Finding the São José was a distinct challenge—and only partially because, when he started, Bunch hadn’t realized that it was the São José he was looking for. He simply knew that he wanted to bring a slave ship—not just a diagram, but an actual ship—to the museum’s visitors.
“As I began to think about what this museum should be,” Bunch told the Bloomberg columnist Margaret Carlson during the Washington Ideas Forum on Wednesday, “I realized that even if we made it the most technologically sophisticated museum, it would fail, because at the Smithsonian, people go to see the Greensboro lunch counter or the Wright flier.”
“So I thought, ‘What it is it that people haven’t seen?’ And I thought, ‘a slave ship.’”
Bunch figured that finding such a ship would be fairly simple—this was the Smithsonian, after all, and there had been many, many slave ships in operation—but that assumption didn’t take into account the fact that, as he put it, “almost every slave ship was on the ocean floor.”
So Bunch and his team joined forces with scholars from around the world—creating a project, basically, to map the ocean floor. They talked with government officials in their attempt to find and acquire ships. (“We thought we had a slave ship that went to Cuba—oh, I can tell you for hours about negotiating with the Castros about getting the slave ships from Cuba,” Bunch told Carlson.) They employed divers to explore their findings.
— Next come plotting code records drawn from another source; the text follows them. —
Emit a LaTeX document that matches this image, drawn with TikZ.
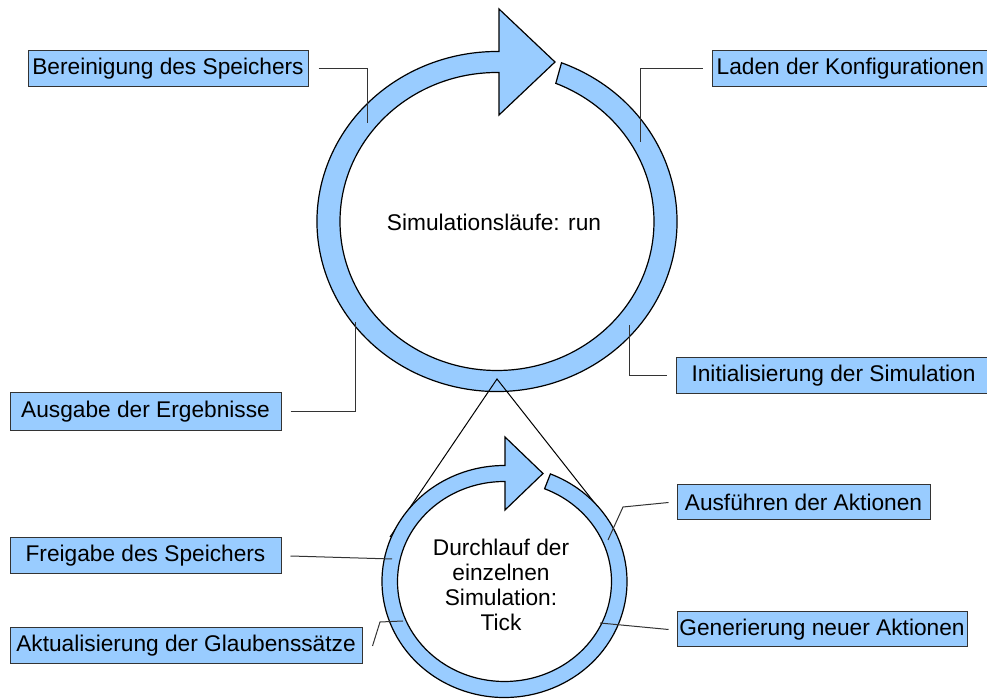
\documentclass[tikz,border=0pt]{standalone}
\usepackage{fontspec}
\setmainfont{Liberation Sans}
\definecolor{ringblue}{RGB}{153,204,255}

\begin{document}
\begin{tikzpicture}[font=\fontsize{11.35}{12.5}\selectfont,
  box/.style={draw=black!80, fill=ringblue, line width=0.5pt, inner sep=0pt, minimum height=18pt},
  ring/.style={draw=black, fill=ringblue, line width=0.6pt},
  callout/.style={draw=black!80, line width=0.5pt},
  zoomline/.style={draw=black, line width=0.5pt}]
  \begin{scope}[x=0.5pt, y=-0.5pt]
  \useasboundingbox (0,0) rectangle (987,699);
	% outer cycle: run
	\draw[ring] (497,221.5) ++(-69:180 and 170) arc[start angle=-69, end angle=270, x radius=180, y radius=170]
	  -- (499,51.5) -- (499,9) -- (555,62) -- (499,115) -- (499,72.5) -- (497,72.5)
	  arc[start angle=270, end angle=-68, x radius=157, y radius=149] -- cycle;
	\node (run) at (494,222) {Simulationsläufe: run};
	% zoom into one run
	\coordinate (apex) at (497,379);
	\coordinate (tickleft) at (390,537);
	\coordinate (tickright) at (608,520);
	\draw[zoomline] (tickleft) -- (apex) -- (tickright);
	% inner cycle: tick
	\draw[ring] (504.5,581.5) ++(-68:122.5 and 116) arc[start angle=-68, end angle=270, x radius=122.5, y radius=116]
	  -- (505,465.5) -- (505,437) -- (543,473.5) -- (505,510) -- (505,481.5) -- (504.5,481.5)
	  arc[start angle=270, end angle=-68, x radius=107, y radius=100] -- cycle;
	\node[align=center] (tick) at (501,584.5) {Durchlauf der\\einzelnen\\Simulation:\\Tick};
	% labels
	\node[box, minimum width=140pt] (bereinigung) at (168,69) {Bereinigung des Speichers};
	\node[box, minimum width=138.5pt] (laden) at (850.5,69) {Laden der Konfigurationen};
	\node[box, minimum width=135.5pt, minimum height=19pt] (ausgabe) at (145.5,412) {Ausgabe der Ergebnisse};
	\node[box, minimum width=157.5pt] (initialisierung) at (833.5,376) {Initialisierung der Simulation};
	\node[box, minimum width=135.5pt] (freigabe) at (145.5,556) {Freigabe des Speichers};
	\node[box, minimum width=176pt] (aktualisierung) at (186,646) {Aktualisierung der Glaubenssätze};
	\node[box, minimum width=126.5pt, minimum height=17.5pt] (ausfuehren) at (803.5,502.5) {Ausführen der Aktionen};
	\node[box, minimum width=145pt, minimum height=17.5pt] (generierung) at (822,629.5) {Generierung neuer Aktionen};
	% callout ends on the rings
	\coordinate (c1) at (367,123);
	\coordinate (c2) at (640,142);
	\coordinate (c3) at (355,322);
	\coordinate (c4) at (629,325);
	\coordinate (c5) at (392,559);
	\coordinate (c6) at (403,621);
	\coordinate (k6) at (380,622);
	\coordinate (c7) at (608,540);
	\coordinate (k7) at (623,507);
	\coordinate (c8) at (600,623);
	\draw[callout] ([xshift=5pt]bereinigung.east) -| (c1);
	\draw[callout] ([xshift=-4.5pt]laden.west) -| (c2);
	\draw[callout] ([xshift=4.5pt]ausgabe.east) -| (c3);
	\draw[callout] ([xshift=-4.5pt]initialisierung.west) -| (c4);
	\draw[callout] ([xshift=4.5pt]freigabe.east) -- (c5);
	\draw[callout] ([xshift=5pt]aktualisierung.east) -- (k6) -- (c6);
	\draw[callout] ([xshift=-4pt]ausfuehren.west) -- (k7) -- (c7);
	\draw[callout] ([xshift=-4pt]generierung.west) -- (c8);
  \end{scope}
\end{tikzpicture}
\end{document}
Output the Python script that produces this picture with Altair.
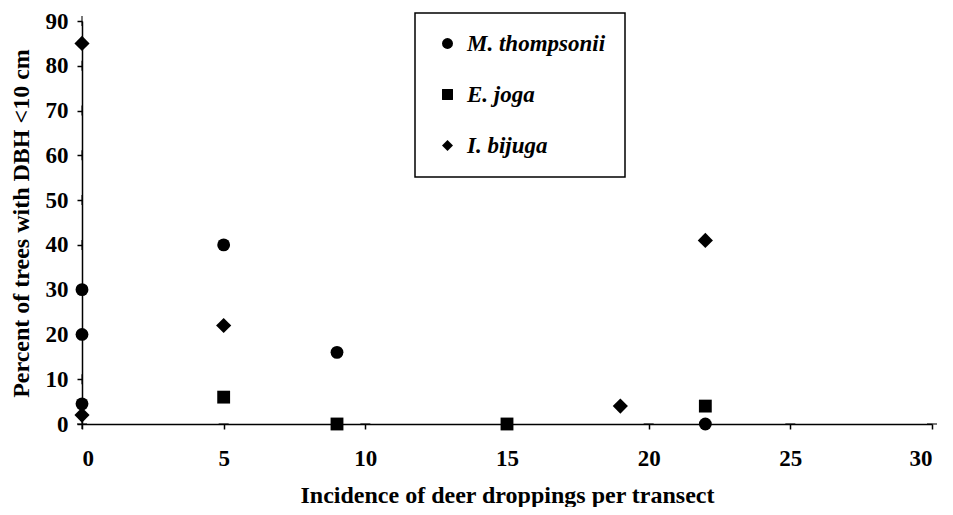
import altair as alt
import pandas as pd

species = ["M. thompsonii", "E. joga", "I. bijuga"]
shapes = ["circle", "square", "diamond"]

m_x = [0, 0, 0, 5, 9, 22]
m_y = [30, 20, 4.5, 40, 16, 0]
e_x = [5, 9, 15, 22]
e_y = [6, 0, 0, 4]
i_x = [0, 0, 5, 19, 22]
i_y = [85, 2, 22, 4, 41]

x_ticks = [0, 5, 10, 15, 20, 25, 30]
y_ticks = [0, 10, 20, 30, 40, 50, 60, 70, 80, 90]

x_title = "Incidence of deer droppings per transect"
y_title = "Percent of trees with DBH <10 cm"

rows = []
for name, xs, ys in zip(species, [m_x, e_x, i_x], [m_y, e_y, i_y]):
    for a, b in zip(xs, ys):
        rows.append({"species": name, "x": a, "y": b})
df = pd.DataFrame(rows)

ytick_df = pd.DataFrame({"x": [0] * len(y_ticks), "y": y_ticks})
xtick_df = pd.DataFrame({"x": x_ticks, "y": [0] * len(x_ticks)})

FONT = "Liberation Serif"
x_scale = alt.Scale(domain=[0, 30], nice=False, zero=False)
y_scale = alt.Scale(domain=[0, 90], nice=False, zero=False)

x_enc = alt.X("x:Q", scale=x_scale,
              axis=alt.Axis(values=x_ticks, title=x_title, tickSize=5, labelPadding=18,
                            titleY=78, titleBaseline="alphabetic"))
y_enc = alt.Y("y:Q", scale=y_scale,
              axis=alt.Axis(values=y_ticks, title=y_title, tickSize=5, labelPadding=9,
                            titleX=-54, titleY=202, titleAngle=270, titleAlign="center",
                            titleBaseline="alphabetic"))
shape_enc = alt.Shape("species:N",
                      scale=alt.Scale(domain=species, range=shapes),
                      legend=alt.Legend(orient="none", legendX=333, legendY=-8, title=None,
                                        strokeColor="black", fillColor="white",
                                        padding=19, rowPadding=27, symbolSize=120,
                                        symbolFillColor="black", symbolStrokeColor="black",
                                        symbolStrokeWidth=0, symbolOffset=2,
                                        labelFont=FONT, labelFontSize=23, labelFontStyle="italic",
                                        labelFontWeight="bold", labelColor="black", labelOffset=8,
                                        labelLimit=400,
                                        labelExpr="datum.label + '\u00a0\u00a0\u00a0\u00a0\u00a0'"))

base = alt.Chart(df)
round_pts = base.transform_filter(alt.datum.species != "I. bijuga").mark_point(
    filled=True, size=165, color="black", opacity=1).encode(x=x_enc, y=y_enc, shape=shape_enc)
diamond_pts = base.transform_filter(alt.datum.species == "I. bijuga").mark_point(
    filled=True, size=230, color="black", opacity=1).encode(x=x_enc, y=y_enc, shape=shape_enc)

yticks = alt.Chart(ytick_df).mark_tick(orient="vertical", size=10, thickness=1.5, color="black").encode(
    x=alt.X("x:Q", scale=x_scale), y=alt.Y("y:Q", scale=y_scale))
xticks = alt.Chart(xtick_df).mark_tick(orient="horizontal", size=10, thickness=1.5, color="black").encode(
    x=alt.X("x:Q", scale=x_scale), y=alt.Y("y:Q", scale=y_scale))

chart = alt.layer(yticks, xticks, round_pts, diamond_pts).properties(
    width=850, height=403,
    autosize=alt.AutoSizeParams(type="none"),
    padding={"left": 74, "top": 13, "right": 13, "bottom": 83},
).configure_view(stroke=None).configure_axis(
    grid=False, domainColor="black", domainWidth=1.5, tickColor="black", tickWidth=1.5,
    labelFont=FONT, labelFontWeight="bold", labelFontSize=23, labelColor="black",
    titleFont=FONT, titleFontWeight="bold", titleFontSize=24, titleColor="black",
).configure_legend(strokeWidth=1.5)

chart.save("out.html", embed_options={"renderer": "svg", "actions": False})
Finally, the ocean-scouring team found the São José. Or, more specifically, the wreckage of the São José
. The vessel,
they discovered, “represents one of the earliest attempts to bring East Africans into the trans-Atlantic slave trade.”
But then came the logistical problems—or, well, more logistical problems. “I didn’t want to bring up an entire ship, because it’s in pieces,” Bunch told Carlson. “I just wanted to have a few almost religious-like relics.” Even small pieces—even those relics—would allow people, Bunch thought, to think of the slave trade not as an abstraction: not just as something “where 15 or 20 million people were involved.” He wanted instead something smaller-scale. Something that had been, literally and otherwise, touched by humans.
“My goal was to humanize history and make it accessible to people,” Bunch said. And a ship—even, and especially, pieces of a ship that have long laid on the ocean floor—achieves that, he thinks. Those pieces speak to a history that is all too human. They whisper, silently but insistently, “Here were 400 people touched by this.”